Furthermore, added Chang, Titan is beginning to allow the researchers to model physics that were just a year ago out of reach altogether, such as electron-scale turbulence, that were out of reach altogether as little as a year ago. Jaguar—Titan’s CPU-only predecessor— was fine for ion-scale edge turbulence because ions are both slower and heavier than electrons (for which the computing requirement is 60 times greater), but fell seriously short when it came to calculating electron-scale turbulence. While Titan is still not quite powerful enough to model electrons as accurately as Chang would like, the team has developed a technique that allows them to simulate electron physics approximately 10 times faster than on Jaguar.
And they are just getting started. The researchers plan on eventually simulating the full volume plasma with electron-scale turbulence to understand how these newly modeled blobs affect the fusion core, because whatever happens at the edge determines conditions in the core. “We think this blob phenomenon will be a key to understanding the core,” said Chang, adding, “All of these are critical physics elements that must be understood to raise the confidence level of successful ITER operation. These phenomena have been observed experimentally for a long time, but have not been understood theoretically at a predictable confidence level.”

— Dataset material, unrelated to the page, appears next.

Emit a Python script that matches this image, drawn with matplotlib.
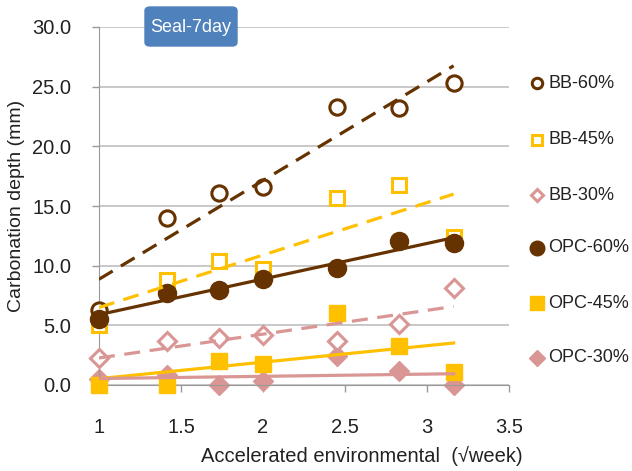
import matplotlib.pyplot as plt
from matplotlib.lines import Line2D
from matplotlib.patches import FancyBboxPatch
import numpy as np

plt.rcParams['font.family'] = ['Liberation Sans', 'DejaVu Sans']

# sqrt(week) for 1, 2, 3, 4, 6, 8, 10 weeks
x = np.sqrt([1, 2, 3, 4, 6, 8, 10])

bb60 = [6.3, 14.0, 16.1, 16.6, 23.3, 23.2, 25.3]
bb45 = [5.0, 8.8, 10.4, 9.7, 15.7, 16.8, 12.4]
bb30 = [2.3, 3.7, 3.9, 4.2, 3.7, 5.1, 8.1]
opc60 = [5.5, 7.7, 8.0, 8.9, 9.8, 12.1, 11.9]
opc45 = [0.0, 0.0, 2.0, 1.8, 6.0, 3.3, 1.1]
opc30 = [0.5, 0.8, 0.0, 0.3, 2.4, 1.2, 0.0]

brown = '#663300'
gold = '#FFC000'
pink = '#D99694'

# name, values, colour, marker, filled, marker size, legend marker size
series = [
    ('BB-60%', bb60, brown, 'o', False, 11, 7.5),
    ('BB-45%', bb45, gold, 's', False, 10.5, 7.5),
    ('BB-30%', bb30, pink, 'D', False, 9, 6.5),
    ('OPC-60%', opc60, brown, 'o', True, 13, 10.5),
    ('OPC-45%', opc45, gold, 's', True, 11.5, 9.5),
    ('OPC-30%', opc30, pink, 'D', True, 10, 8),
]

fig = plt.figure(figsize=(6.32, 4.71), dpi=100)
ax = fig.add_axes([99 / 632, 86 / 471, 410 / 632, 358 / 471])

for i, (name, y, c, m, filled, ms, lms) in enumerate(series):
    k, b = np.polyfit(x, y, 1)
    xs = np.array([x[0], x[-1]])
    z = 3 - 0.1 * i if name == 'OPC-30%' else 3 + 0.01 * i
    if filled:
        ax.plot(x, y, linestyle='none', marker=m, ms=ms, color=c, zorder=z,
                clip_on=False)
        ax.plot(xs, k * xs + b, color=c, lw=2.3, linestyle='-', zorder=4)
    else:
        ax.plot(x, y, linestyle='none', marker=m, ms=ms, mfc='white', mec=c,
                mew=2.2, zorder=z, clip_on=False)
        ax.plot(xs, k * xs + b, color=c, lw=2.3, linestyle=(0, (5, 3)),
                zorder=4)

ax.set_xlim(1, 3.5)
ax.set_ylim(0, 30)
ax.set_xticks(np.arange(1, 3.51, 0.5))
ax.set_xticklabels(['1', '1.5', '2', '2.5', '3', '3.5'])
ax.set_yticks(np.arange(0, 30.1, 5))
ax.set_yticklabels(['%.1f' % v for v in np.arange(0, 30.1, 5)])
ax.tick_params(axis='both', labelsize=14.5, labelcolor='#222222', length=5,
               width=1, color='#999999')
ax.tick_params(axis='x', pad=18.5)
ax.tick_params(axis='y', pad=15)
ax.grid(axis='y', color='#BFBFBF', lw=1.2)
ax.set_axisbelow(True)
for s in ['top', 'right']:
    ax.spines[s].set_visible(False)
for s in ['left', 'bottom']:
    ax.spines[s].set_color('#999999')

ax.set_xlabel('Accelerated environmental  (√week)', fontsize=14.5,
              color='#222222')
ax.xaxis.set_label_coords((362 - 99) / 410, (385 - 446) / 358)
ax.set_ylabel('Carbonation depth (mm)', fontsize=14, color='#222222')
ax.yaxis.set_label_coords((25 - 99) / 410, 0.5)

box = FancyBboxPatch((145 / 632, 1 - 46 / 471), 92 / 632, 39 / 471,
                     boxstyle='round,pad=0,rounding_size=0.008',
                     transform=fig.transFigure, fc='#4F81BD', ec='#4F81BD')
fig.patches.append(box)
fig.text(191 / 632, 1 - 27 / 471, 'Seal-7day', color='white', fontsize=13,
         ha='center', va='center')

# legend drawn as marker + text rows on the right
row_y = [83, 140, 195, 248, 303, 358]
for (name, y, c, m, filled, ms, lms), ry in zip(series, row_y):
    fy = 1 - ry / 471
    if filled:
        h = Line2D([537 / 632], [fy], transform=fig.transFigure,
                   linestyle='none', marker=m, ms=lms, color=c)
    else:
        h = Line2D([537 / 632], [fy], transform=fig.transFigure,
                   linestyle='none', marker=m, ms=lms, mfc='white', mec=c,
                   mew=2.2)
    fig.add_artist(h)
    fig.text(548 / 632, fy, name, fontsize=13, color='#222222',
             ha='left', va='center')

fig.savefig('out.png', dpi=100)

Given the team can currently use all of Titan’s more that 18,000 nodes, a better understanding of fusion is certainly in the works. A better understanding of blobby turbulence and its effects on plasma performance is a significant step toward that goal, proving yet again that few tools are more critical than simulation if mankind is to use the engines of stars to solve its most pressing dilemma: clean, abundant energy.